# Intergration problem

## Homework Statement

someone asked the ellipsiod problem before and i didnt under stand anythign in the repsonces >< but i had already gotten this far that my equation (simplified) is

cos(theta)*sqrt[cos^2(theta) - (x^2)/(a^2)]

i need to integrate this equation with respect to d(theta)

or even just this part: sqrt[cos^2(theta) - (x^2)/(a^2)]
(if intergration by parts is required)

## The Attempt at a Solution

i tried using by parts but i ended up with alot of numbers getting more and more complex

i at least need to know if by using integration by parts is heading in the right direction for this
and if it is, then which values do i set for the v' and u?

i've tried both ways but neither seems to be gettig me anywhere, i've had to do so many different intergrations by part for each because there are more within each one.
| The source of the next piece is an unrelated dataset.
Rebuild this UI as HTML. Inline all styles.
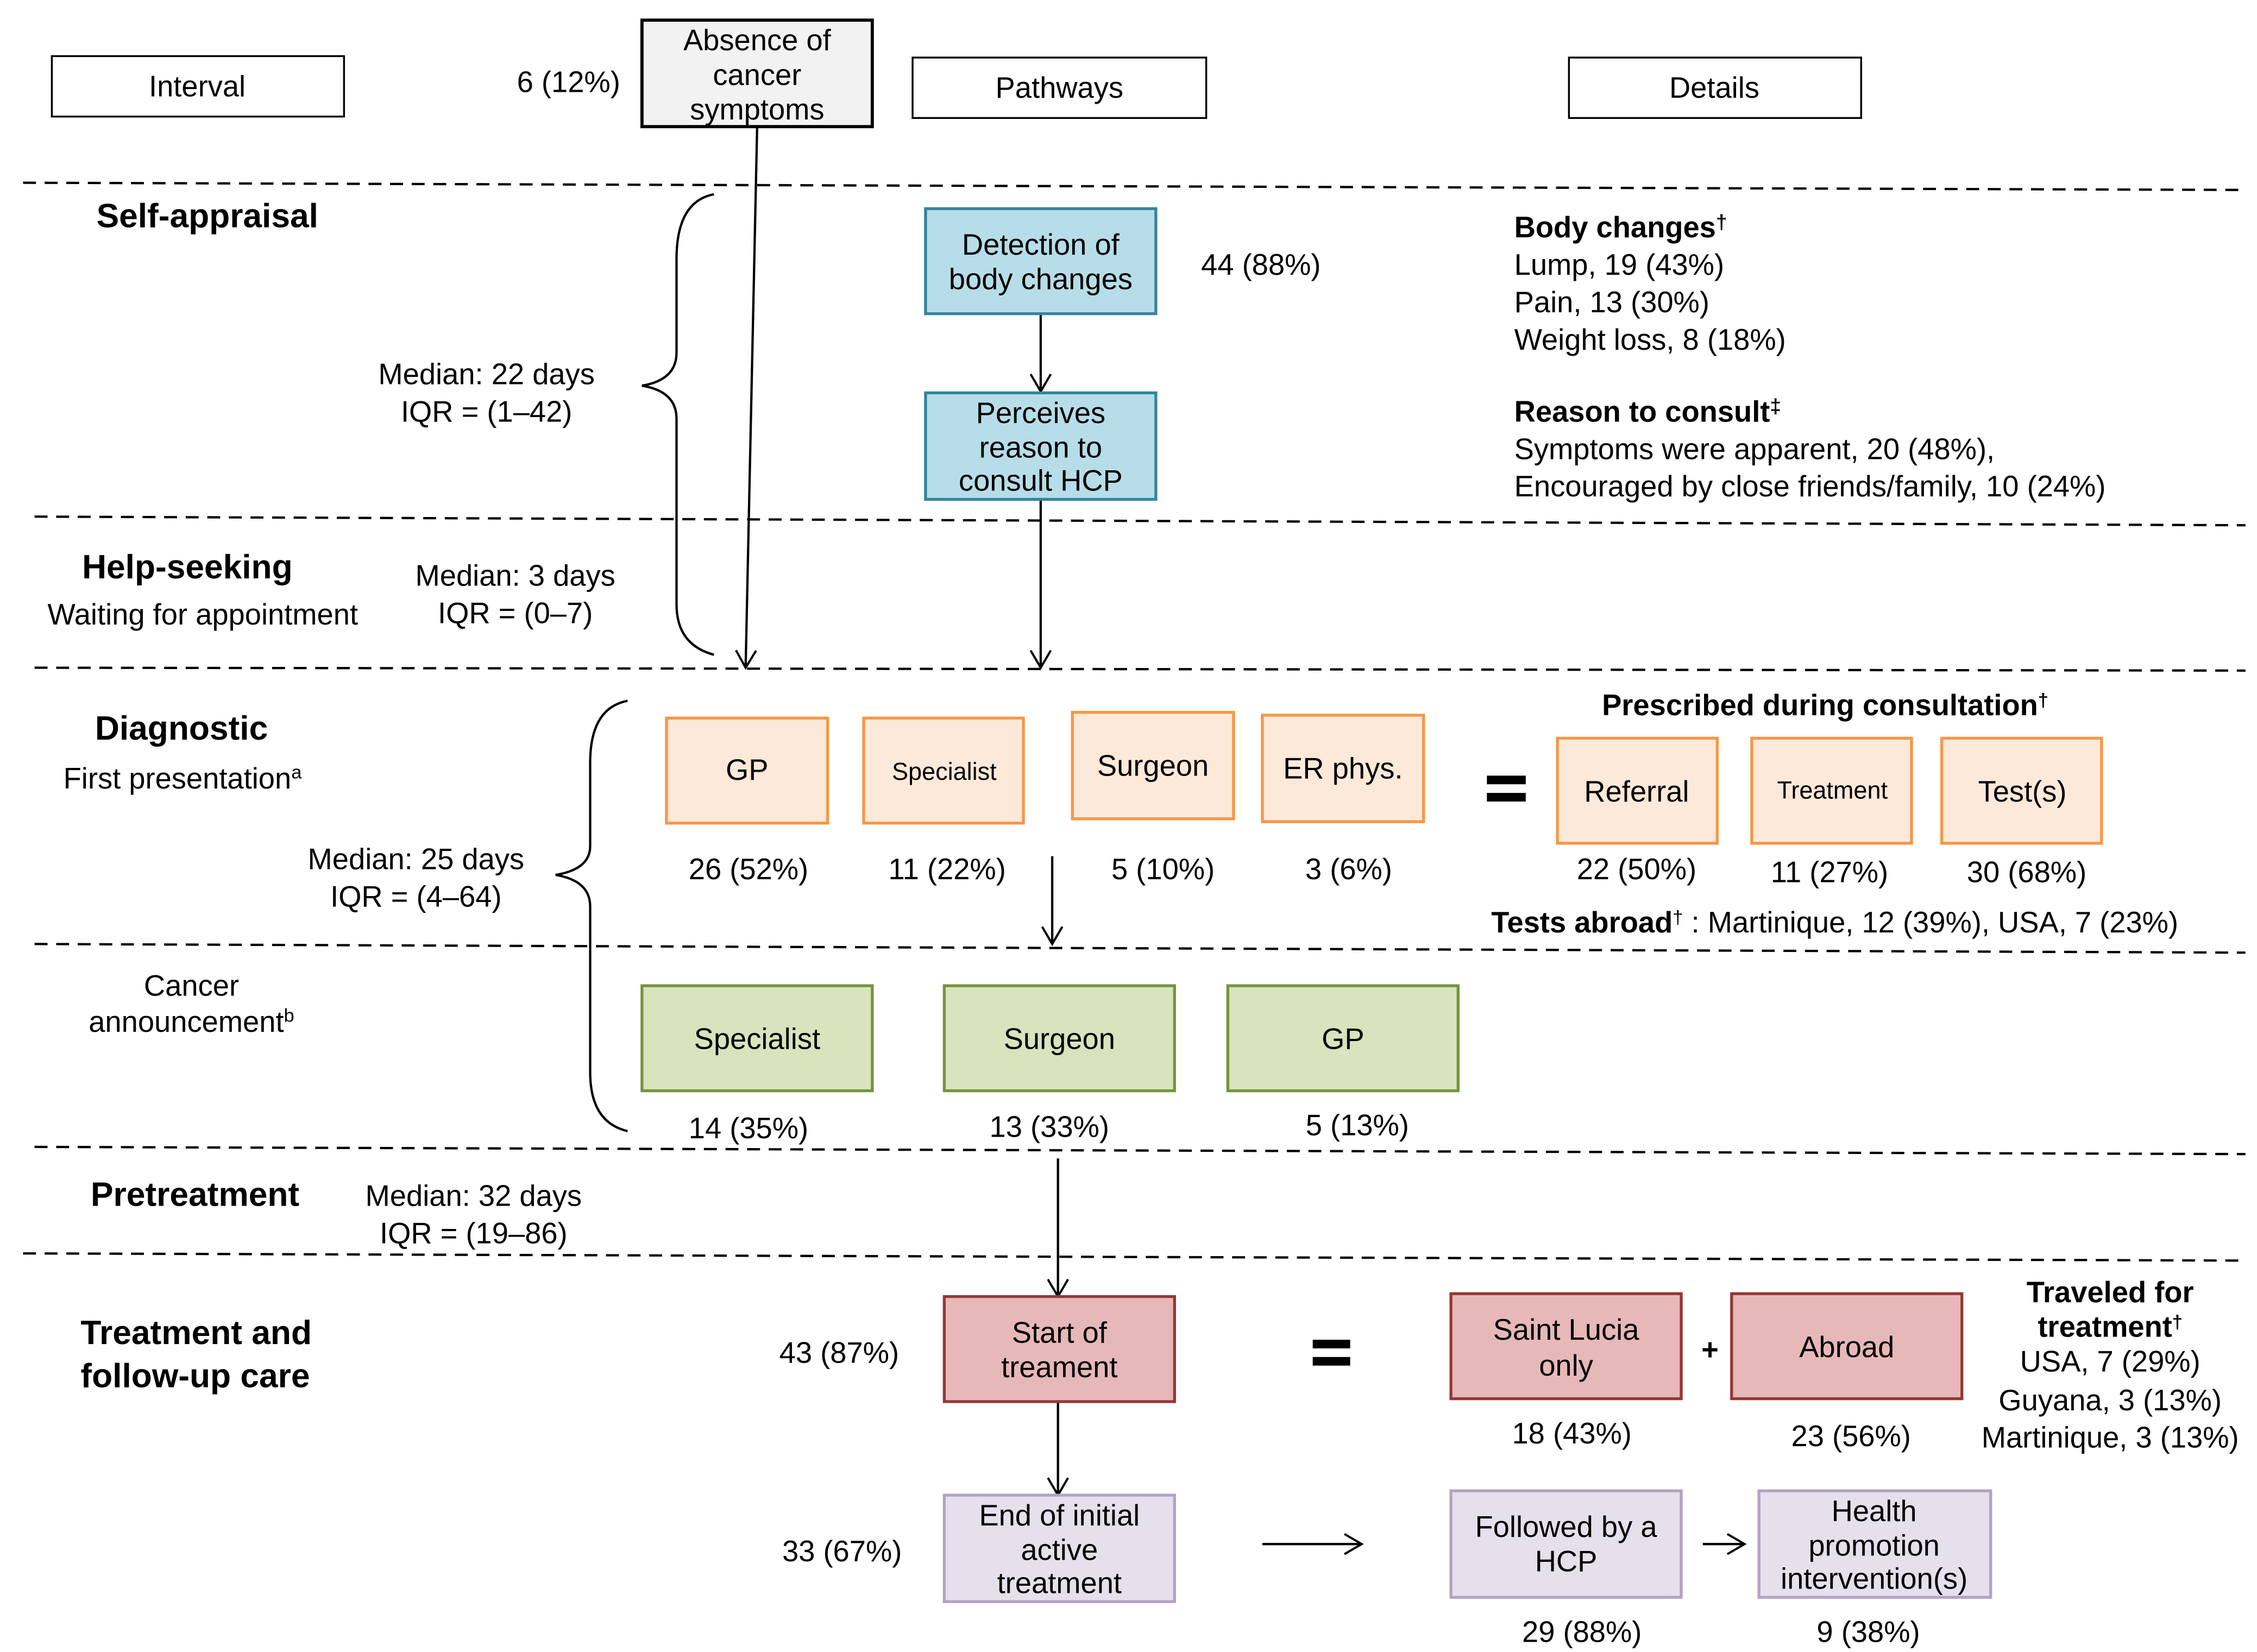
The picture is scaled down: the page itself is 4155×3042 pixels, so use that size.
<!DOCTYPE html>
<html><head><meta charset="utf-8"><style>
html,body{margin:0;padding:0;background:#fff;}
svg{display:block;}
text{font-family:"Liberation Sans",Arial,sans-serif;font-size:20.5px;fill:#000;}
.b{font-weight:bold;font-size:23.5px;}
.bs{font-weight:bold;font-size:20.5px;}
.c{text-anchor:middle;}
.s{font-size:17px;}
</style></head><body>
<svg width="4155" height="3042" viewBox="0 0 1568 1148" xmlns="http://www.w3.org/2000/svg">
<defs>
<marker id="a" markerWidth="16" markerHeight="16" refX="14" refY="8" orient="auto" markerUnits="userSpaceOnUse" viewBox="0 0 16 16">
<polyline points="2,1 14,8 2,15" fill="none" stroke="#000" stroke-width="1.5"/>
</marker>
</defs>
<rect width="1568" height="1148" fill="#fff"/>
<g stroke="#000" stroke-width="1.6" stroke-dasharray="9,6" fill="none">
<line x1="16" y1="127" x2="1560" y2="132"/>
<line x1="24" y1="359" x2="1560" y2="365"/>
<line x1="24" y1="464" x2="1560" y2="466"/>
<line x1="24" y1="656" x2="1560" y2="662"/>
<line x1="24" y1="797" x2="1560" y2="802"/>
<line x1="16" y1="871" x2="1560" y2="876"/>
</g>
<g fill="#fff" stroke="#000" stroke-width="1.3">
<rect x="36" y="39" width="203" height="42"/>
<rect x="634" y="40" width="204" height="42"/>
<rect x="1090" y="40" width="203" height="42"/>
</g>
<rect x="446" y="14" width="160" height="74" fill="#f2f2f2" stroke="#000" stroke-width="2.2"/>
<text class="c" x="137" y="67">Interval</text>
<text class="c" x="736" y="68">Pathways</text>
<text class="c" x="1191" y="68">Details</text>
<text class="c" x="526" y="35">Absence of</text>
<text class="c" x="526" y="59">cancer</text>
<text class="c" x="526" y="83">symptoms</text>
<text class="c" x="395" y="64">6 (12%)</text>

<g fill="none" stroke="#000" stroke-width="1.6">
<path d="M496,135 Q470,140 470,180 L470,245 Q470,264 446,268 Q470,272 470,291 L470,420 Q470,448 496,455"/>
<path d="M436,487 Q410,492 410,530 L410,588 Q410,604 386,608 Q410,612 410,630 L410,745 Q410,780 436,786"/>
</g>

<g stroke="#000" stroke-width="1.6">
<line x1="526" y1="88" x2="518" y2="464" marker-end="url(#a)"/>
<line x1="723" y1="218" x2="723" y2="272" marker-end="url(#a)"/>
<line x1="723" y1="347" x2="723" y2="464" marker-end="url(#a)"/>
<line x1="731" y1="595" x2="731" y2="656" marker-end="url(#a)"/>
<line x1="735" y1="805" x2="735" y2="901" marker-end="url(#a)"/>
<line x1="735" y1="974" x2="735" y2="1039" marker-end="url(#a)"/>
<line x1="877" y1="1073" x2="946" y2="1073" marker-end="url(#a)"/>
<line x1="1183" y1="1073" x2="1212" y2="1073" marker-end="url(#a)"/>
</g>

<text class="b" x="67" y="158">Self-appraisal</text>
<text class="c" x="338" y="267">Median: 22 days</text>
<text class="c" x="338" y="293">IQR = (1–42)</text>
<text class="b" x="57" y="402">Help-seeking</text>
<text x="33" y="434">Waiting for appointment</text>
<text class="c" x="358" y="407">Median: 3 days</text>
<text class="c" x="358" y="433">IQR = (0–7)</text>
<text class="b" x="66" y="514">Diagnostic</text>
<text x="44" y="548">First presentation<tspan font-size="13" dy="-7">a</tspan></text>
<text class="c" x="289" y="604">Median: 25 days</text>
<text class="c" x="289" y="630">IQR = (4–64)</text>
<text class="c" x="133" y="692">Cancer</text>
<text class="c" x="133" y="717">announcement<tspan font-size="13" dy="-7">b</tspan></text>
<text class="b" x="63" y="838">Pretreatment</text>
<text class="c" x="329" y="838">Median: 32 days</text>
<text class="c" x="329" y="864">IQR = (19–86)</text>
<text class="b" x="56" y="934">Treatment and</text>
<text class="b" x="56" y="964">follow-up care</text>

<g fill="#b7dde8" stroke="#31859c" stroke-width="2">
<rect x="643" y="145" width="160" height="73"/>
<rect x="643" y="273" width="160" height="74"/>
</g>
<text class="c" x="723" y="177">Detection of</text>
<text class="c" x="723" y="201">body changes</text>
<text class="c" x="723" y="294">Perceives</text>
<text class="c" x="723" y="318">reason to</text>
<text class="c" x="723" y="341">consult HCP</text>
<text class="c" x="876" y="191">44 (88%)</text>

<text class="bs" x="1052" y="165">Body changes<tspan font-size="14" dy="-6">†</tspan></text>
<text x="1052" y="191">Lump, 19 (43%)</text>
<text x="1052" y="217">Pain, 13 (30%)</text>
<text x="1052" y="243">Weight loss, 8 (18%)</text>
<text class="bs" x="1052" y="293">Reason to consult<tspan font-size="14" dy="-6">‡</tspan></text>
<text x="1052" y="319">Symptoms were apparent, 20 (48%),</text>
<text x="1052" y="345">Encouraged by close friends/family, 10 (24%)</text>

<g fill="#fde9d9" stroke="#f79646" stroke-width="2">
<rect x="463" y="499" width="112" height="73"/>
<rect x="600" y="499" width="111" height="73"/>
<rect x="745" y="495" width="112" height="74"/>
<rect x="877" y="497" width="112" height="74"/>
<rect x="1082" y="513" width="111" height="73"/>
<rect x="1217" y="513" width="111" height="73"/>
<rect x="1349" y="513" width="111" height="73"/>
</g>
<text class="c" x="519" y="542">GP</text>
<text class="c s" x="656" y="542">Specialist</text>
<text class="c" x="801" y="539">Surgeon</text>
<text class="c" x="933" y="541">ER phys.</text>
<text class="c" x="1137" y="557">Referral</text>
<text class="c s" x="1273" y="555">Treatment</text>
<text class="c" x="1405" y="557">Test(s)</text>
<rect x="1033" y="539" width="27" height="6" fill="#000"/>
<rect x="1033" y="551" width="27" height="6" fill="#000"/>
<text class="c" x="520" y="611">26 (52%)</text>
<text class="c" x="658" y="611">11 (22%)</text>
<text class="c" x="808" y="611">5 (10%)</text>
<text class="c" x="937" y="611">3 (6%)</text>
<text class="c" x="1137" y="611">22 (50%)</text>
<text class="c" x="1271" y="613">11 (27%)</text>
<text class="c" x="1408" y="613">30 (68%)</text>
<text class="bs c" x="1268" y="497" font-size="19">Prescribed during consultation<tspan font-size="13" dy="-6">†</tspan></text>
<text x="1036" y="648"><tspan font-weight="bold">Tests abroad</tspan><tspan font-size="13" dy="-6">†</tspan><tspan dy="6"> : Martinique, 12 (39%), USA, 7 (23%)</tspan></text>

<g fill="#d7e4bd" stroke="#77933c" stroke-width="2">
<rect x="446" y="685" width="160" height="73"/>
<rect x="656" y="685" width="160" height="73"/>
<rect x="853" y="685" width="160" height="73"/>
</g>
<text class="c" x="526" y="729">Specialist</text>
<text class="c" x="736" y="729">Surgeon</text>
<text class="c" x="933" y="729">GP</text>
<text class="c" x="520" y="791">14 (35%)</text>
<text class="c" x="729" y="790">13 (33%)</text>
<text class="c" x="943" y="789">5 (13%)</text>

<g fill="#e6b9b8" stroke="#953735" stroke-width="2">
<rect x="656" y="901" width="160" height="73"/>
<rect x="1008" y="899" width="160" height="73"/>
<rect x="1203" y="899" width="160" height="73"/>
</g>
<text class="c" x="736" y="933">Start of</text>
<text class="c" x="736" y="957">treament</text>
<text class="c" x="1088" y="931">Saint Lucia</text>
<text class="c" x="1088" y="956">only</text>
<text class="c" x="1283" y="943">Abroad</text>
<text class="c" x="583" y="947">43 (87%)</text>
<rect x="912" y="931" width="26" height="6" fill="#000"/>
<rect x="912" y="943" width="26" height="6" fill="#000"/>
<text class="c bs" x="1188" y="945" font-size="24">+</text>
<text class="c" x="1092" y="1003">18 (43%)</text>
<text class="c" x="1286" y="1005">23 (56%)</text>
<text class="c bs" x="1466" y="905">Traveled for</text>
<text class="c bs" x="1466" y="929">treatment<tspan font-size="13" dy="-6">†</tspan></text>
<text class="c" x="1466" y="953">USA, 7 (29%)</text>
<text class="c" x="1466" y="980">Guyana, 3 (13%)</text>
<text class="c" x="1466" y="1006">Martinique, 3 (13%)</text>

<g fill="#e5e0ec" stroke="#b3a2c7" stroke-width="2">
<rect x="656" y="1039" width="160" height="74"/>
<rect x="1008" y="1036" width="160" height="74"/>
<rect x="1222" y="1036" width="161" height="74"/>
</g>
<text class="c" x="736" y="1060">End of initial</text>
<text class="c" x="736" y="1084">active</text>
<text class="c" x="736" y="1107">treatment</text>
<text class="c" x="585" y="1085">33 (67%)</text>
<text class="c" x="1088" y="1068">Followed by a</text>
<text class="c" x="1088" y="1092">HCP</text>
<text class="c" x="1302" y="1057">Health</text>
<text class="c" x="1302" y="1081">promotion</text>
<text class="c" x="1302" y="1104">intervention(s)</text>
<text class="c" x="1099" y="1141">29 (88%)</text>
<text class="c" x="1298" y="1141">9 (38%)</text>
</svg>
</body></html>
or is there some rule that i should be using to solve for this intergration?

HallsofIvy
Homework Helper

## Homework Statement

someone asked the ellipsiod problem before and i didnt under stand anythign in the repsonces >< but i had already gotten this far that my equation (simplified) is

cos(theta)*sqrt[cos^2(theta) - (x^2)/(a^2)]

i need to integrate this equation with respect to d(theta)

or even just this part: sqrt[cos^2(theta) - (x^2)/(a^2)]
(if intergration by parts is required)
I cannot imagine why integration by parts would be required- it's an easy substitution: replace cos^2(theta) with 1- sin^2(theta) and then let v= sin(theta)

## The Attempt at a Solution

i tried using by parts but i ended up with alot of numbers getting more and more complex

i at least need to know if by using integration by parts is heading in the right direction for this
and if it is, then which values do i set for the v' and u?

i've tried both ways but neither seems to be gettig me anywhere, i've had to do so many different intergrations by part for each because there are more within each one.

or is there some rule that i should be using to solve for this intergration?